We’re now closing in on 50 tracks on the playlist, and quite frankly, I’m tired. So let’s just give a quick shout-out to New York’s resurgent rock scene in the early 2000s, where venues like Arlene’s Grocery in the Lower East Side played host to up-and-coming acts like the Strokes. The city obviously continues to be a major player in pretty much every genre imaginable–to the point, indeed, that it’s gotten tricky to point to any current musical movement as intrinsically “New York.” Perhaps the ultimate symbol for this new, oddly homogenizing hegemony is 19-year-old rapper Desiigner, who hails from Bedford-Stuyvesant, Brooklyn and has achieved major local radio success, but bought the beat for his viral hit “Panda” on the web from a producer based in Manchester, U.K., and copped his flow almost entirely from Atlanta rapper Future.
And maybe that’s the lesson to take away from all this. Maybe what we’re really seeing here in mid-2016 is the final death rattle of regional distinctions in music, which have been steadily eroding since the 1980s. Or maybe it’s just the decline of New York as a center for the truly new and revolutionary: now that it’s turning into a high-priced playground for yuppies and gentrifiers, it’s hard to imagine anything like the late-’70s punk or hip-hop scenes getting the opportunity to thrive.

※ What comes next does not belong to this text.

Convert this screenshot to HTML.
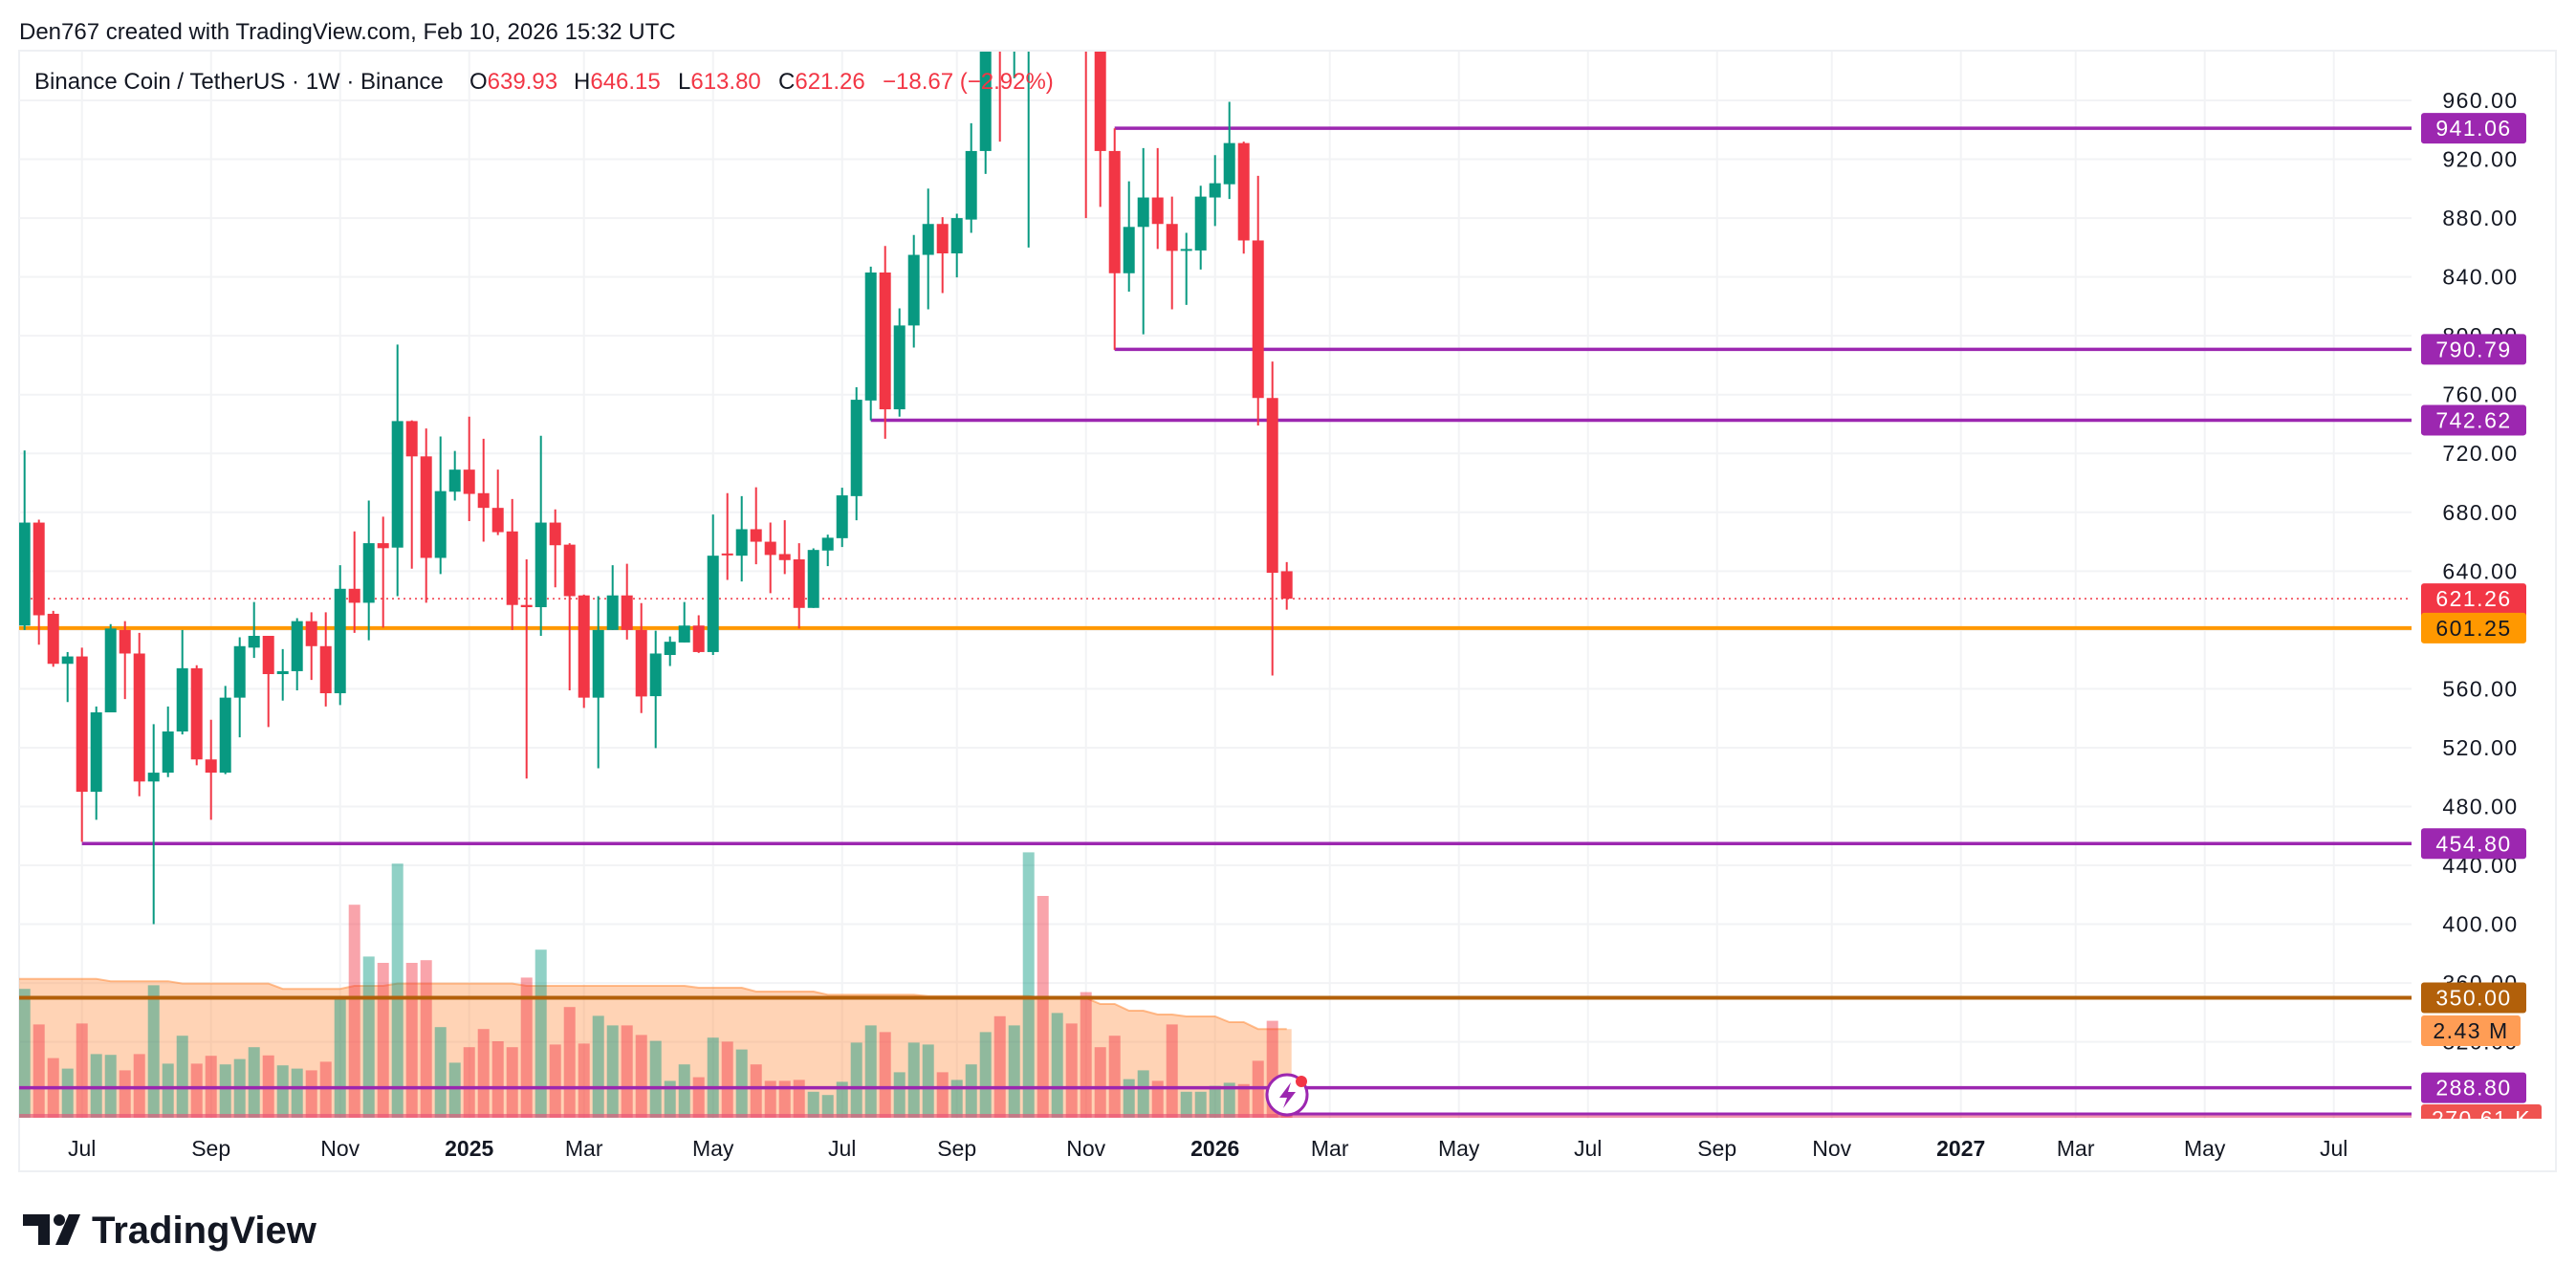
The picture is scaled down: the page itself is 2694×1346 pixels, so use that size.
<!DOCTYPE html>
<html><head><meta charset="utf-8"><title>BNB/USDT 1W chart</title>
<style>
html,body{margin:0;padding:0;background:#fff;}
svg{display:block;font-family:"Liberation Sans",sans-serif;}
</style></head>
<body>
<svg id="chart" width="2694" height="1346" viewBox="0 0 2694 1346" xmlns="http://www.w3.org/2000/svg">
  <rect x="0" y="0" width="2694" height="1346" fill="#ffffff"/>
  <text x="20" y="41" font-size="24" fill="#131722">Den767 created with TradingView.com, Feb 10, 2026 15:32 UTC</text>
  <rect x="20" y="53" width="2653" height="1172" fill="none" stroke="#EEF0F3" stroke-width="2"/>
  <g id="grid"></g>
  <g id="volume"></g>
  <g id="levels"></g>
  <g id="candles"></g>
  <g id="yaxis"></g>
  <g id="xaxis"></g>
  <g id="legend">
    <text x="36" y="93" font-size="24" fill="#131722">Binance Coin / TetherUS · 1W · Binance</text>
    <text x="491" y="93" font-size="24" fill="#131722">O<tspan fill="#F23645">639.93</tspan></text>
    <text x="600" y="93" font-size="24" fill="#131722">H<tspan fill="#F23645">646.15</tspan></text>
    <text x="709" y="93" font-size="24" fill="#131722">L<tspan fill="#F23645">613.80</tspan></text>
    <text x="814" y="93" font-size="24" fill="#131722">C<tspan fill="#F23645">621.26</tspan></text>
    <text x="923" y="93" font-size="24" fill="#F23645">−18.67 (−2.92%)</text>
  </g>
  <g>
    <path d="M24 1270 H52 V1302 H40 V1282 H24 Z" fill="#131722"/>
    <circle cx="62" cy="1276" r="6" fill="#131722"/>
    <path d="M72 1270 H84 L71 1302 H58 Z" fill="#131722"/>
    <text x="96" y="1300" font-size="40" font-weight="bold" fill="#131722">TradingView</text>
  </g>
</svg>
<script>
// ---- data ----
const opens = [603,673,611,577,582,490,544,600,584,497,
503,531,574,512,503,554,588,596,570,572,
606,589,557,628,618.5,659,656,742,718,649,
694,709,693,683,667,617,615.5,673,658,623.5,
554,600,623.5,600,555,583,591.5,603,585,652,
650.5,668.5,660,651.6,648,615,654,662.4,691,756,
843,750,807,855,876,856,879,925.6,1030,1010,
1220,1290,1110,1120,1085,995,925.6,842.5,874,894,
876,858.6,858,894,903,931,864.8,757.7,639.93];
const closes = [673,610,577,582,490,544,601,584,497,503,
531,574,512,503,554,589,596,570,572,606,
589,557,628,618.5,659,655.6,742,718,649,694.4,
709,692.5,683,666.5,617,615.5,673,657.6,623,554,
600,623.5,600,554.8,584,592,603,585,650.5,651,
668.5,660,651,647.5,615,654.4,662.7,691.5,756.5,843,
750,807,855,876,856,880,925.6,1030,1010,1220,
1290,1110,1120,1085,995,925.6,842.5,874,894,876,
857.7,859,894.6,903.7,931,864.8,757.7,638.9,621.26];
const highs = [722,675,613,585,588,548,604,606,598,536,
548,600,576,539,562,595,619,596,587,608,
612,612,644,667,688,677,794,742.5,737,731.5,
721.7,745,730,709,689,648,732,682,659,624,
623,644,645,618.3,599.5,595.6,619,610,678.5,693,
691,697,673,674.6,659,655.5,664.8,696.7,765,847,
861,818.6,868.5,900,880.6,883,944.5,1050,1060,1225,
1370,1300,1150,1130,1090,1010,941,905,927.6,927.6,
894.6,870,902,922.8,959,932,908.7,782.5,646.15];
const lows = [600,590,575,551,456,471,544,553,487,400,
500,529,508,471,502,527,581,534,552,559,
566,548,549,598,593,601.6,623,641.7,618.5,638,
688,674,660,664.5,600,499,596,629,559,547,
506,600,593.5,543.5,519.7,575.5,591.5,584.4,583,634,
633,644.7,625,638,601,615,643.4,656.4,674.6,742.5,
730,745,792,818,829,839.7,870,910,932,975,
860,1060,1070,995,880,887.6,790.4,830,801,859,
818,821,845,874.6,893,855.8,739,569,613.8];
const volumes = [6.74,4.88,3.12,2.57,4.93,3.33,3.29,2.48,3.33,6.93,
2.83,4.29,2.83,3.24,2.79,3.07,3.69,3.26,2.74,2.57,
2.48,2.93,6.31,11.14,8.43,8.10,13.29,8.10,8.24,4.74,
2.88,3.69,4.64,4.00,3.69,7.33,8.79,3.83,5.79,3.88,
5.33,4.83,4.83,4.33,4.02,1.93,2.79,2.12,4.19,3.98,
3.57,2.79,1.93,1.93,1.98,1.36,1.19,1.88,3.93,4.83,
4.48,2.38,3.93,3.83,2.38,1.98,2.79,4.48,5.31,4.83,
13.88,11.60,5.48,4.93,6.57,3.69,4.29,2.02,2.48,1.93,
4.88,1.36,1.36,1.67,1.83,1.76,2.98,5.07,0.5];
const volumeMA = [7.26,7.26,7.26,7.26,7.26,7.26,7.14,7.14,7.14,7.14,
7.14,7.02,7.02,7.02,7.02,7.02,7.02,7.02,6.74,6.74,
6.74,6.74,6.74,6.9,6.9,6.9,7.02,7.02,7.02,7.02,
7.02,7.02,7.02,7.02,7.02,6.9,6.9,6.9,6.9,6.9,
6.9,6.9,6.9,6.9,6.9,6.9,6.9,6.8,6.8,6.8,
6.8,6.6,6.6,6.6,6.6,6.6,6.43,6.43,6.43,6.43,
6.43,6.43,6.43,6.36,6.36,6.36,6.36,6.36,6.36,6.36,
6.36,6.26,6.26,6.26,6.26,5.95,5.95,5.6,5.6,5.4,
5.4,5.3,5.3,5.3,5.0,5.0,4.64,4.64,4.64];
const priceTicks = [960,920,880,840,800,760,720,680,640,600,560,520,480,440,400,360,320];
const timeLabels = ["Jul","Sep","Nov","2025","Mar","May","Jul","Sep","Nov","2026","Mar","May","Jul","Sep","Nov","2027","Mar","May","Jul"];
const timeDates = ["2024-07-01","2024-09-01","2024-11-01","2025-01-01","2025-03-01","2025-05-01","2025-07-01","2025-09-01","2025-11-01","2026-01-01","2026-03-01","2026-05-01","2026-07-01","2026-09-01","2026-11-01","2027-01-01","2027-03-01","2027-05-01","2027-07-01"];
const levelPrices = [941.06, 790.79, 742.62, 454.80, 350.00, 288.80];
const levelStartIdx = [76, 76, 59, 4, -2, -2];
const supportPrice = 601.25;
const lastPrice = 621.26;

// ---- scales ----
const NS = "http://www.w3.org/2000/svg";
const PLOT_L = 20, PLOT_R = 2522, PLOT_T = 54, PLOT_B = 1170;
const firstDate = Date.UTC(2024,5,3);
function x(i){ return 25.7 + 15*i; }
function xDate(s){ const p=s.split("-").map(Number); const t=Date.UTC(p[0],p[1]-1,p[2]); return x(Math.ceil((t-firstDate)/(7*864e5)-1e-9)); }
function y(p){ return 105 + (960-p)*61.54/40; }
function vh(v){ return v*20; }
function mk(tag, attrs, parent){ const e=document.createElementNS(NS,tag); for(const k in attrs) e.setAttribute(k,attrs[k]); parent.appendChild(e); return e; }

const svg = document.getElementById("chart");
const defs = mk("defs",{},svg);
const cp = mk("clipPath",{id:"plotclip"},defs);
mk("rect",{x:PLOT_L,y:PLOT_T,width:PLOT_R-PLOT_L,height:PLOT_B-PLOT_T},cp);

// grid
const grid = document.getElementById("grid");
priceTicks.forEach(p=>{
  const l = mk("line",{x1:PLOT_L,x2:PLOT_R,y1:y(p),y2:y(p),stroke:"#F2F3F5","stroke-width":2},grid);
  
  
});
timeDates.forEach(d=>{
  const l = mk("line",{x1:xDate(d),x2:xDate(d),y1:PLOT_T,y2:PLOT_B,stroke:"#F2F3F5","stroke-width":2},grid);
  
  
});

// volume
const vol = document.getElementById("volume");
vol.setAttribute("clip-path","url(#plotclip)");
const VB = 1169;
let pts = [];
volumeMA.forEach((m,i)=>pts.push(x(i)+","+(VB-vh(m))));
const area = mk("polygon",{points:PLOT_L+","+(VB-vh(volumeMA[0]))+" "+pts.join(" ")+" "+(x(volumeMA.length-1)+5)+","+(VB-vh(volumeMA[volumeMA.length-1]))+" "+(x(volumeMA.length-1)+5)+","+VB+" "+PLOT_L+","+VB,fill:"rgba(255,140,60,0.38)"},vol);


const maLine = mk("polyline",{points:PLOT_L+","+(VB-vh(volumeMA[0]))+" "+pts.join(" "),fill:"none",stroke:"rgba(255,140,60,0.55)","stroke-width":2},vol);


volumes.forEach((v,i)=>{
  const up = closes[i]>=opens[i];
  const r = mk("rect",{x:x(i)-6,y:VB-vh(v),width:12,height:vh(v),fill:up?"rgba(8,153,129,0.45)":"rgba(242,54,69,0.45)"},vol);
  
  
});

// levels
const lv = document.getElementById("levels");
const red2 = mk("line",{x1:PLOT_L,x2:PLOT_R,y1:1167,y2:1167,stroke:"rgba(230,80,120,0.6)","stroke-width":4},lv);


const low2 = mk("line",{x1:1346,x2:PLOT_R,y1:1165,y2:1165,stroke:"#9C27B0","stroke-width":3},lv);


levelPrices.forEach((p,k)=>{
  const x0 = levelStartIdx[k]<0?PLOT_L:x(levelStartIdx[k]);
  const col = p===350?"#B2600A":"#9C27B0";
  const l = mk("line",{x1:x0,x2:PLOT_R,y1:y(p),y2:y(p),stroke:col,"stroke-width":p===350?4:3.5},lv);
  
  
});
const sup = mk("line",{x1:PLOT_L,x2:PLOT_R,y1:y(supportPrice),y2:y(supportPrice),stroke:"#FF9800","stroke-width":4},lv);


const lp = mk("line",{x1:PLOT_L,x2:PLOT_R,y1:y(lastPrice),y2:y(lastPrice),stroke:"#F23645","stroke-width":1.5,"stroke-dasharray":"2 4"},lv);



// candles
const cg = document.getElementById("candles");
cg.setAttribute("clip-path","url(#plotclip)");
opens.forEach((o,i)=>{
  const c=closes[i], up=c>=o, col=up?"#089981":"#F23645";
  const g = mk("g",{},cg);
  
  
  const w = mk("line",{x1:x(i),x2:x(i),y1:y(highs[i]),y2:y(lows[i]),stroke:col,"stroke-width":2},g);
  
  
  const top=y(Math.max(o,c)), h=Math.max(2,Math.abs(y(o)-y(c)));
  const b = mk("rect",{x:x(i)-6,y:top,width:12,height:h,fill:col},g);
  
  
});

// lightning icon
const ic = mk("g",{},svg);


mk("circle",{cx:1346,cy:1145,r:21,fill:"#fff",stroke:"#9C27B0","stroke-width":3},ic);
mk("path",{d:"M1350 1132 L1338 1148 H1346 L1342 1159 L1355 1142 H1347 Z",fill:"#9C27B0"},ic);
mk("circle",{cx:1361,cy:1131,r:6,fill:"#F23645"},ic);

// price axis
const ya = document.getElementById("yaxis");
priceTicks.forEach(p=>{
  if(p===600) return;
  const t = mk("text",{x:2594,y:y(p)+8,"font-size":23,"text-anchor":"middle",fill:"#131722","letter-spacing":"1.5"},ya);
  t.textContent = p.toFixed(2);
  
  
});
function badge(p, text, bg, fg, w, name, h, sub){
  const yy=y(p);
  const g = mk("g",{},ya);
  
  
  mk("rect",{x:2532,y:yy-16,width:w,height:h||32,rx:3,fill:bg},g);
  const t = mk("text",{x:2532+w/2,y:yy+8,"font-size":23,"text-anchor":"middle",fill:fg,"letter-spacing":"1.5"},g);
  t.textContent=text;
  if(sub){ const s=mk("text",{x:2532+w/2,y:yy+38,"font-size":23,"text-anchor":"middle",fill:"#FFD0D4","letter-spacing":"1.5"},g); s.textContent=sub; }
}
badge(941.06,"941.06","#9C27B0","#fff",110,"badge-941");
badge(790.79,"790.79","#9C27B0","#fff",110,"badge-790");
badge(742.62,"742.62","#9C27B0","#fff",110,"badge-742");
badge(lastPrice,"621.26","#F23645","#fff",110,"badge-last-price",62,"5d 9h");
badge(supportPrice,"601.25","#FF9800","#131722",110,"badge-support");
badge(454.80,"454.80","#9C27B0","#fff",110,"badge-454");
badge(350,"350.00","#B2600A","#fff",110,"badge-350");
(function(){const g=mk("g",{},ya);
 mk("rect",{x:2532,y:1062,width:104,height:32,rx:3,fill:"#FF9D55"},g);
 const t=mk("text",{x:2584,y:1086,"font-size":23,"text-anchor":"middle",fill:"#131722","letter-spacing":"1.5"},g);t.textContent="2.43 M";})();
badge(288.80,"288.80","#9C27B0","#fff",110,"badge-288");
(function(){const g=mk("g",{},ya);
 const c=mk("clipPath",{id:"vclip"},defs);mk("rect",{x:2520,y:1150,width:160,height:20},c);
 g.setAttribute("clip-path","url(#vclip)");
 mk("rect",{x:2532,y:1155,width:126,height:32,rx:3,fill:"#EF5350"},g);
 const t=mk("text",{x:2595,y:1178,"font-size":23,"text-anchor":"middle",fill:"#fff","letter-spacing":"1.5"},g);t.textContent="270.61 K";})();

// time axis
const xa = document.getElementById("xaxis");
timeLabels.forEach((s,k)=>{
  const yr = /^\d{4}$/.test(s);
  const t = mk("text",{x:xDate(timeDates[k]),y:1209,"font-size":23,"text-anchor":"middle",fill:"#131722","font-weight":yr?"bold":"normal"},xa);
  t.textContent = s;
  
  
});
</script>
</body></html>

But let’s not end this short history with a proclamation of doom. At the very least, New York City continues to spread its cultural influence through sheer brute force: whatever happens to its indigenous culture, any metropolis with such a massive concentration of people and such a rich, storied history will always be impossible to ignore. I just can’t help continuing to hold out hope that in 20 years, it will still be more than blocks upon blocks of high-end retailers and upscale dining experiences. Even if that does happen, though, we can take comfort that the imaginary New York will stick around for as long as we need it to–and that, in the end, is probably more important than the “real” one.